- What you will do
Starting with the first line of the data that follows, transcribe every line verbatim until the line containing "from matplotlib.ticker import MultipleLocator" has been transcribed.

** Begin The records **

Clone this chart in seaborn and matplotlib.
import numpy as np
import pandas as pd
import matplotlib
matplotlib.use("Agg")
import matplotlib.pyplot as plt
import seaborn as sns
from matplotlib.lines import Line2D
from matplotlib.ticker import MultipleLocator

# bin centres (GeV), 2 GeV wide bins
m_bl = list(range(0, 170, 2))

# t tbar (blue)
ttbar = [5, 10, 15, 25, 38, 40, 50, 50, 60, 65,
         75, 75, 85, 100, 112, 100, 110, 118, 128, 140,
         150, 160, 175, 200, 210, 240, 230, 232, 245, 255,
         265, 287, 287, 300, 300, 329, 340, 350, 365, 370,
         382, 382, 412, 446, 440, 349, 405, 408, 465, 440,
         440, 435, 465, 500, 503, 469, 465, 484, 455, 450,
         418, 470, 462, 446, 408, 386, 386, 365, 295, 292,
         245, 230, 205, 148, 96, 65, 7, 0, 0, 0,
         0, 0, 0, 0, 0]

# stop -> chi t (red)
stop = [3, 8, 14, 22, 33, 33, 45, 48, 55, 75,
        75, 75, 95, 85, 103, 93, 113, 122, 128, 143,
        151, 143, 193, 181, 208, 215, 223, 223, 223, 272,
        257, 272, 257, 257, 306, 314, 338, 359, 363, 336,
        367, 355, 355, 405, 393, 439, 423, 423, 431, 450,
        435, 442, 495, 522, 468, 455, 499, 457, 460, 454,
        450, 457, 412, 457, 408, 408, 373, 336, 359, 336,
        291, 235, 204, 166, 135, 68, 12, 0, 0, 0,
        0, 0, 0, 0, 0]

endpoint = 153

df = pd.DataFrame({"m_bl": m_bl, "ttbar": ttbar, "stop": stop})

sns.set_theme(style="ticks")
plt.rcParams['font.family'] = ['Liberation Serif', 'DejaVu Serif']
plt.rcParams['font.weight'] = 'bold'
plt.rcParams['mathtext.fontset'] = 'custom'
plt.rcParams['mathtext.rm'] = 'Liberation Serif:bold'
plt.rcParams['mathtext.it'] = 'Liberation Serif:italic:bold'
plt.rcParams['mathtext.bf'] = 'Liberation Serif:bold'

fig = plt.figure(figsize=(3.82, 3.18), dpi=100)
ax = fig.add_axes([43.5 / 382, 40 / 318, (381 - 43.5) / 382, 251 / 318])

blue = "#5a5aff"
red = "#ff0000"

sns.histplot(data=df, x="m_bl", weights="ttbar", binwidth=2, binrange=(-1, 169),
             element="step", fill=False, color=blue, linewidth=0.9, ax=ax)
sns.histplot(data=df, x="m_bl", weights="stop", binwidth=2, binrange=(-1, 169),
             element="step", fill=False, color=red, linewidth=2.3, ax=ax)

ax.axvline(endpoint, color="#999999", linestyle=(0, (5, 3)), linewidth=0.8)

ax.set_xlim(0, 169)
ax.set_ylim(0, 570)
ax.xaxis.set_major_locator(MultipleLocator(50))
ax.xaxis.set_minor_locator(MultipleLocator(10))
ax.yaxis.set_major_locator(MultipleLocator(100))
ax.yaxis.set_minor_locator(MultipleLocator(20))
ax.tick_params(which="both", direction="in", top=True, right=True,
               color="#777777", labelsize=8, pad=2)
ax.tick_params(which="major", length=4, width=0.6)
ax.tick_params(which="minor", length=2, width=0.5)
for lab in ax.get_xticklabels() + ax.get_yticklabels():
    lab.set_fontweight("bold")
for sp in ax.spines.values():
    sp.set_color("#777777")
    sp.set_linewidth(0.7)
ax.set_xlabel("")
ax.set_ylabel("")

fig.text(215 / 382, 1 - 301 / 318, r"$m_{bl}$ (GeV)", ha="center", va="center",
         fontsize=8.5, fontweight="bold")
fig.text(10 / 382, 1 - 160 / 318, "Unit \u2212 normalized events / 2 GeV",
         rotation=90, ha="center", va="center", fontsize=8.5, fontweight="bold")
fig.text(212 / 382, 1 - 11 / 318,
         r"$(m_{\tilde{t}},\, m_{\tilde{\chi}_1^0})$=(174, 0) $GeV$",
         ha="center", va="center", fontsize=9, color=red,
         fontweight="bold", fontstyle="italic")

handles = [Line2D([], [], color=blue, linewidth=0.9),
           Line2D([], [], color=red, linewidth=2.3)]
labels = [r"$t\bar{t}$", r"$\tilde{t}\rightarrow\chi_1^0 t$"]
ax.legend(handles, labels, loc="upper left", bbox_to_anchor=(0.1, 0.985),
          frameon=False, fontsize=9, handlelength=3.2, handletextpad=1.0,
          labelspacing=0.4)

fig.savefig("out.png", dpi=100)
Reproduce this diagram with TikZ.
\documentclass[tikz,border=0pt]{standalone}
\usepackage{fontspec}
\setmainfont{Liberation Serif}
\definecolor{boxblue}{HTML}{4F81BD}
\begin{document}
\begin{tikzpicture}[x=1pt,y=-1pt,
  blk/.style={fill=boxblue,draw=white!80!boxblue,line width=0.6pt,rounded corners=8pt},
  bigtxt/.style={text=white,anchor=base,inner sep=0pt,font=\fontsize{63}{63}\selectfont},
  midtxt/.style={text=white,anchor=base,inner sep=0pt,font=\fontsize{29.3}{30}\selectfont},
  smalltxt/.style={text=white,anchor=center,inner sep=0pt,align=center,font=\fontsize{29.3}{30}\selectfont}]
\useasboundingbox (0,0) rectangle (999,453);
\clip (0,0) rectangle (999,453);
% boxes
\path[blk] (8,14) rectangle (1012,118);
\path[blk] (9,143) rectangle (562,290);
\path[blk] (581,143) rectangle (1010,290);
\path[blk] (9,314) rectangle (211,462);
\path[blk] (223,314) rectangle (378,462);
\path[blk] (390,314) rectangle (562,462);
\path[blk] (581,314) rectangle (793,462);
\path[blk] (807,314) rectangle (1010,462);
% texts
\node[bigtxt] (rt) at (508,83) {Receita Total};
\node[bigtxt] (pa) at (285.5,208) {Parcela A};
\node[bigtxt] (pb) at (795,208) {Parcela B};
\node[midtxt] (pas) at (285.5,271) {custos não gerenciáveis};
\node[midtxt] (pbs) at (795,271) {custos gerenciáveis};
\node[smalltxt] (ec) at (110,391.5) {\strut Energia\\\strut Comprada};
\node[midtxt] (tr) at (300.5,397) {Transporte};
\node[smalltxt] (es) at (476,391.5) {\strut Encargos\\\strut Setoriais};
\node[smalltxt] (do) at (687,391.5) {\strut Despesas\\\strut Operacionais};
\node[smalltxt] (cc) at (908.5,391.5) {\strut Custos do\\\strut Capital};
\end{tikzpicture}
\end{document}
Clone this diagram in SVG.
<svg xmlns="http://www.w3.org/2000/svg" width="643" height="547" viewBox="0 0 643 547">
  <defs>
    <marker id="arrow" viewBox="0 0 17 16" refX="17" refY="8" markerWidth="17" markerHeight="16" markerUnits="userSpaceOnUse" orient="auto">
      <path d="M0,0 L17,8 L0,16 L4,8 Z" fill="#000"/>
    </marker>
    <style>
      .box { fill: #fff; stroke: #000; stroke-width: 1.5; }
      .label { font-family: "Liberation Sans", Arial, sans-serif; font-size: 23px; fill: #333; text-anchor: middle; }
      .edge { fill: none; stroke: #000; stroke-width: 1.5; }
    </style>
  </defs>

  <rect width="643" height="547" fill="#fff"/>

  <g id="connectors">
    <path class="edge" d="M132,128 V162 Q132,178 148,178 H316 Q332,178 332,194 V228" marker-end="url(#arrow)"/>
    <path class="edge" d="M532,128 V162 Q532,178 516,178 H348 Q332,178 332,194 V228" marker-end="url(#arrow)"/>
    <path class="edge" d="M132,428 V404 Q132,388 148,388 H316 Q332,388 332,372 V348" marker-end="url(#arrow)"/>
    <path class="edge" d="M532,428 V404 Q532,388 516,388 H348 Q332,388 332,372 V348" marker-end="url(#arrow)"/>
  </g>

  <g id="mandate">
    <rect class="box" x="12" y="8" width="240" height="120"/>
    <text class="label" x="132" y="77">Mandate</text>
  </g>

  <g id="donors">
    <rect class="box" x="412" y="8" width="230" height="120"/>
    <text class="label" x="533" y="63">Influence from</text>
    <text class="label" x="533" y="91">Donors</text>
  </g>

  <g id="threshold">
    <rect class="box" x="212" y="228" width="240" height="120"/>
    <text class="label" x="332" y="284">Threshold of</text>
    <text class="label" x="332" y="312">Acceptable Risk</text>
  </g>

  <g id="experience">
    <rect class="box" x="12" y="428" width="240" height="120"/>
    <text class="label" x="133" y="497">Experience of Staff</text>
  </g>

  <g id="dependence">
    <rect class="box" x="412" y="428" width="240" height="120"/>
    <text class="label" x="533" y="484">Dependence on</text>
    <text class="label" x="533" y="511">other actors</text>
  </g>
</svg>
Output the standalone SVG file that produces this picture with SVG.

** End The records **

- Task solution
Clone this chart in seaborn and matplotlib.
import numpy as np
import pandas as pd
import matplotlib
matplotlib.use("Agg")
import matplotlib.pyplot as plt
import seaborn as sns
from matplotlib.lines import Line2D
from matplotlib.ticker import MultipleLocator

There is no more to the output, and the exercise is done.